Turning Isolation into Innovation


As we enter the umpteenth day of quarantine, business as usual is anything but. Companies are looking to pivot—and adapting to new technologies and ways of working. Now's the time for innovation and creativity.

Here are things to consider as communicators work to turn isolation into innovation in the new work environment.

Virtual Brainstorming Works, But...

Virtual brainstorms work. That said, teams need to arrive better prepared to virtual creative sessions than they would at face-to-face meetings.

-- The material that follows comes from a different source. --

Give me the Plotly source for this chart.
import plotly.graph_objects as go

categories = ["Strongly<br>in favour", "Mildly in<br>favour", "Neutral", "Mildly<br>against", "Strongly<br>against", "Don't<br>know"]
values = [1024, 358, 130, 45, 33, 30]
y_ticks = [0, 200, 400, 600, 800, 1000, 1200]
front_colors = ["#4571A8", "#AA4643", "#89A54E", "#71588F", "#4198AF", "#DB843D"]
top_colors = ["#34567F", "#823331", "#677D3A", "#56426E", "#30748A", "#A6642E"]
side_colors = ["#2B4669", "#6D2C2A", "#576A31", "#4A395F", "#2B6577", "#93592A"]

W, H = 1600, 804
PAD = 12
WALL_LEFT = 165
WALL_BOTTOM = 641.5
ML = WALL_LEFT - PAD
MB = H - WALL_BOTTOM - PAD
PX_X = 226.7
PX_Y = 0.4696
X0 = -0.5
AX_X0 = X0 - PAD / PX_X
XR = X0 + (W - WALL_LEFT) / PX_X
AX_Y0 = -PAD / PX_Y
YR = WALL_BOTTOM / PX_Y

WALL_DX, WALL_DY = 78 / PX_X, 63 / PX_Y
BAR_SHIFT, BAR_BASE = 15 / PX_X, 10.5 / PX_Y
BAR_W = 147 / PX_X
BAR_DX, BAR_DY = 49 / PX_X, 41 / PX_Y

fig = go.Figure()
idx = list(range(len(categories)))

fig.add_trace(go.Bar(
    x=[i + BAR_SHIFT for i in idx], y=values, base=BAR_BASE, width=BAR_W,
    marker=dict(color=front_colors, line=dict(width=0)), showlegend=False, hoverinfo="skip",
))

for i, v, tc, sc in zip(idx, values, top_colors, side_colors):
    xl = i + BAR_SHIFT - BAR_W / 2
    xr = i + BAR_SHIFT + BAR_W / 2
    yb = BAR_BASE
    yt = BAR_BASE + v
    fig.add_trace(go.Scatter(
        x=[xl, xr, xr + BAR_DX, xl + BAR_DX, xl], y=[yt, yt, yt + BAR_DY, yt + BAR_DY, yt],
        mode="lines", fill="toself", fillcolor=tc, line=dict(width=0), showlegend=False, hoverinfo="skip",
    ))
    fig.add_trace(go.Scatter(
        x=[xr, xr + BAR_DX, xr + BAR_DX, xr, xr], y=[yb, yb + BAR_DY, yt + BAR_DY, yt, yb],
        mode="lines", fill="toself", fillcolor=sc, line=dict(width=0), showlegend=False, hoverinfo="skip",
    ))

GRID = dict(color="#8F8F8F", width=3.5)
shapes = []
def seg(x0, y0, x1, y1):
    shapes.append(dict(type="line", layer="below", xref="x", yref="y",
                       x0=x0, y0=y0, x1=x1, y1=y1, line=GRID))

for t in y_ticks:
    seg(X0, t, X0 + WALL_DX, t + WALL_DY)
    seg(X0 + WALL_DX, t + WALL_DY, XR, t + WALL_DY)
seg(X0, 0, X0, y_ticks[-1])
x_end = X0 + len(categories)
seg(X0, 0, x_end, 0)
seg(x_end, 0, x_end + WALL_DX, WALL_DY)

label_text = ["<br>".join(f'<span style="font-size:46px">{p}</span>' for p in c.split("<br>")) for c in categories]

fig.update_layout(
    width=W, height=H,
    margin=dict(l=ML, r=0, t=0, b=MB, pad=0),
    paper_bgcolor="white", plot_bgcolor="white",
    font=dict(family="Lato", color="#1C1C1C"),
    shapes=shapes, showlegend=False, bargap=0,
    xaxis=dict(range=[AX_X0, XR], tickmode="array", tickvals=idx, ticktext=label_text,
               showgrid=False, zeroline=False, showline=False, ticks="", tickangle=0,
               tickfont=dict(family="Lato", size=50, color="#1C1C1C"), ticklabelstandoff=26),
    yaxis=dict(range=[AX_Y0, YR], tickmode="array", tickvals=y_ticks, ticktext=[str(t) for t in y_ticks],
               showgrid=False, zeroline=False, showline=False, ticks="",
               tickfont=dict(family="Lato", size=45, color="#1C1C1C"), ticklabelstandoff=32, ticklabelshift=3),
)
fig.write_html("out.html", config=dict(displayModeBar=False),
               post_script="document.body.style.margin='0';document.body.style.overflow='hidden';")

To avoid spending a lot of time setting the stage for a discussion, an investment of some pre-meeting work can be a big help. This way you get more quickly into the meat of what needs to be accomplished. You will ideate quicker—and, hopefully, more productively—with ideas that are vetted and are more on target.

Harness Employee Energy

Employees are the heart of creativity. In the office, creative ideas often came about naturally, with a walk around the floor or a chat in the kitchen. Today, we need to develop ways to be intentional about connecting virtually, so we can come closer to the old-school office chatter that sparks ideas.

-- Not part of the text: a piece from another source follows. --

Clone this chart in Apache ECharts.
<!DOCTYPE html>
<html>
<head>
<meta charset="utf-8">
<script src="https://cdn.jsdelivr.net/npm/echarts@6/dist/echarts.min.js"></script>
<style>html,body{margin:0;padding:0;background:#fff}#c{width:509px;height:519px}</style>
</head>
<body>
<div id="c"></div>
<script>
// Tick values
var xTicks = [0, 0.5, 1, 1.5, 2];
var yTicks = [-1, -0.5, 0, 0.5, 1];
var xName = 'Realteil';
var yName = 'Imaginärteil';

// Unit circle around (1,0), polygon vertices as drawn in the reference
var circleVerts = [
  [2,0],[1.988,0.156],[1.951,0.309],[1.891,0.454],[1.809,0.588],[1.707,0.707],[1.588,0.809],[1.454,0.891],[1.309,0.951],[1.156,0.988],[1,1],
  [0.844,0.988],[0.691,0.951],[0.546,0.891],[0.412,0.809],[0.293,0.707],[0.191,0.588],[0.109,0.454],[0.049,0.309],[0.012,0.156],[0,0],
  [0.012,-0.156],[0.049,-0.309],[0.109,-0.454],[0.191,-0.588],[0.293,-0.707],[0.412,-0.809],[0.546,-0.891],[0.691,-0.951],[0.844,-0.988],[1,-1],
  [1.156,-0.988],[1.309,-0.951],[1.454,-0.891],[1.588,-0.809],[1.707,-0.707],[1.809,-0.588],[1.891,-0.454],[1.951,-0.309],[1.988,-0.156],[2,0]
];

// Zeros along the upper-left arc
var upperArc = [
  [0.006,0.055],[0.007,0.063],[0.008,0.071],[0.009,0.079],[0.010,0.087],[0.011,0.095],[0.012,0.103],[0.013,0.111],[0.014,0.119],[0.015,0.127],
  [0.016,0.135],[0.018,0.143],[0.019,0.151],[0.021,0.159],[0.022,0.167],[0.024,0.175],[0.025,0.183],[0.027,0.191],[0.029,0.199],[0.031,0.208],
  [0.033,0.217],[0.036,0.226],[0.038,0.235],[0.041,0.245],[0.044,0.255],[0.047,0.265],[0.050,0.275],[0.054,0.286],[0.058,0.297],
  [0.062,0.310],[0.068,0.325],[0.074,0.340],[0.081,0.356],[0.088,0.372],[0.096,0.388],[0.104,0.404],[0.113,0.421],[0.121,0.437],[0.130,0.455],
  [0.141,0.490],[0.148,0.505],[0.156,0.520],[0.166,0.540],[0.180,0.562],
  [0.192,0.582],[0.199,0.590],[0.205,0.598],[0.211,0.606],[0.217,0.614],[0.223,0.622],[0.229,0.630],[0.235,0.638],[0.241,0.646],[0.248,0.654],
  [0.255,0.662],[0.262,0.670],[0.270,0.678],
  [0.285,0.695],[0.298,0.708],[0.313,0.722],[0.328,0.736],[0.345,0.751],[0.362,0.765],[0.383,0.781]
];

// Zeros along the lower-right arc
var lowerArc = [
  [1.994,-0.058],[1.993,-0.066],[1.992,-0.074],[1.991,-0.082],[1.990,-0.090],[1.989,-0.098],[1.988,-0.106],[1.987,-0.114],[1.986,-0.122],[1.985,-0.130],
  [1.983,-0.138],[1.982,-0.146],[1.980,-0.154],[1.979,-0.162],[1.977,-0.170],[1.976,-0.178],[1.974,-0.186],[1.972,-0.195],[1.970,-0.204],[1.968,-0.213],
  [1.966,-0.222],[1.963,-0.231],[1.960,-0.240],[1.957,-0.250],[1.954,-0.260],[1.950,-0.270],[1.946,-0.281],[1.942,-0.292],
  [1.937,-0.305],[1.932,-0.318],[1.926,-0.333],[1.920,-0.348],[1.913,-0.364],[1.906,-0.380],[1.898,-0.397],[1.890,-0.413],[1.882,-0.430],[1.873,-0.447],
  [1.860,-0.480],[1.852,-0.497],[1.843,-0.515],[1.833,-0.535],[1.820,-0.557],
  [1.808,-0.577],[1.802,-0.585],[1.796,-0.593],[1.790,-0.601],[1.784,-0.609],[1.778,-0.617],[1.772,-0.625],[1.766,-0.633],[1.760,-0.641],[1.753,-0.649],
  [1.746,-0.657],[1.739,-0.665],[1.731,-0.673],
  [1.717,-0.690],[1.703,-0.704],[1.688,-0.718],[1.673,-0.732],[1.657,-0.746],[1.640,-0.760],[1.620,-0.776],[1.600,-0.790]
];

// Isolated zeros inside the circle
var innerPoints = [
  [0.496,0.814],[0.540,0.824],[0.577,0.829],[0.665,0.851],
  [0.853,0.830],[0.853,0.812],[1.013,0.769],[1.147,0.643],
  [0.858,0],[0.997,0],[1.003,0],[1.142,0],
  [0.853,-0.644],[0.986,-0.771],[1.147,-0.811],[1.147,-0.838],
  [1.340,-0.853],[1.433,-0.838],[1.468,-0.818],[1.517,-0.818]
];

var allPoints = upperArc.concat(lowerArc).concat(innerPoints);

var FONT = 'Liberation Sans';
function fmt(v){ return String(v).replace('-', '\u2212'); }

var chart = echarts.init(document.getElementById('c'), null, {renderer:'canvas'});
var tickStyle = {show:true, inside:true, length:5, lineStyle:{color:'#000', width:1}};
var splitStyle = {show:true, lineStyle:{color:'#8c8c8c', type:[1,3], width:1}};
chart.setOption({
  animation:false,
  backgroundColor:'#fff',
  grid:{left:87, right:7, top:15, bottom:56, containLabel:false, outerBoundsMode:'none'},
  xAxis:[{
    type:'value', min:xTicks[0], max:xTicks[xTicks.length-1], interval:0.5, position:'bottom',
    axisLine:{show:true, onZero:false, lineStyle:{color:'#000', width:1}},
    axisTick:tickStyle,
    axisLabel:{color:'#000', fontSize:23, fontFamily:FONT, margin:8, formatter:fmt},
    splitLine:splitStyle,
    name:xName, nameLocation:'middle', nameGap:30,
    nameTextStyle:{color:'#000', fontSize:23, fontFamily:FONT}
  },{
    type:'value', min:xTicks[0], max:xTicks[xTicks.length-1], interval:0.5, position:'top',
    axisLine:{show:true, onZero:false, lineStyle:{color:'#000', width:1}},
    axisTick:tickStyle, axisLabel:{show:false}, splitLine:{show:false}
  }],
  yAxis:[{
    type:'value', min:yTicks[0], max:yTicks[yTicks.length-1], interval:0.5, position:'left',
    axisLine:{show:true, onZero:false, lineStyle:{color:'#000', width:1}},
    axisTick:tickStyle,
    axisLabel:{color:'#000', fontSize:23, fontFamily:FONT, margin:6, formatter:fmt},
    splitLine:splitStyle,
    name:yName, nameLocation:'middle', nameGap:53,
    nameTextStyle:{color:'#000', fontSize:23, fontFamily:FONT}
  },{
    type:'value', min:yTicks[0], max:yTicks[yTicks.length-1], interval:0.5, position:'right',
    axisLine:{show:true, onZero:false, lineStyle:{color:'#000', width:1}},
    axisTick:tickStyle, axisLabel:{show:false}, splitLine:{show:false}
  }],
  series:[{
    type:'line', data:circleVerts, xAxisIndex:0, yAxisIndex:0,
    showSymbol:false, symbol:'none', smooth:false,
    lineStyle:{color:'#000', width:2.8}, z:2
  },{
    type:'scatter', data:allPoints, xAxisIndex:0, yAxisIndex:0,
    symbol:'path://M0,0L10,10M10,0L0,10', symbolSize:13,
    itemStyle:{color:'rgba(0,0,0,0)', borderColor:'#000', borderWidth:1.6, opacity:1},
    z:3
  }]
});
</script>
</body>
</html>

Go beyond asking people to join sessions on a virtual platform to share inspiration or a mid-afternoon mental break. As an alternative, try an end-of-day Wednesday Water Cooler session.

Experiment with Experiences

With in-person connectivity off the table, we need to replicate the intimacy and focus that come from being in front of one another. Think about the engagement tools you use. Find new ways to use the for interacting. Is there a tool not used for meetings that you can modify for online sessions?

A simple change is limiting the number of people in a virtual meeting whenever possible. This allows participants to better see and hear one another. In addition, it allows them to have the type of personal conversations that are lost when people can multi-task and disengage from a discussion.

Strike the Right Tone

It’s always a good idea to frame ideas and feedback in a positive way. Remember to consider the world situation. Everyone is touched in some way. Communicate with as much poise and kindness as you can muster. It really makes a difference.

Before sending communication, read emails aloud to yourself. At this moment, tonality is crucial. In addition, are you being clear? Does the message consider what the recipient might be going through outside of work?

Build Confidence with Transparency and Relevance

A question so many of us ask is: Should COVID-19 change the way we communicate?

As they were prior to the pandemic, transparency and relevance are key. Prepare facts and organize clear communications channels to share information through regular updates. Convey steps taken to protect the business today and into the future. Show scenarios and how you are preparing for each circumstance.

It’s equally important to be sure that your communication is relevant. Evaluate the why behind each outreach. Given the news of the day or week, is this the right time to share? Or, are you adding to white noise or tying your story to something that is not relevant?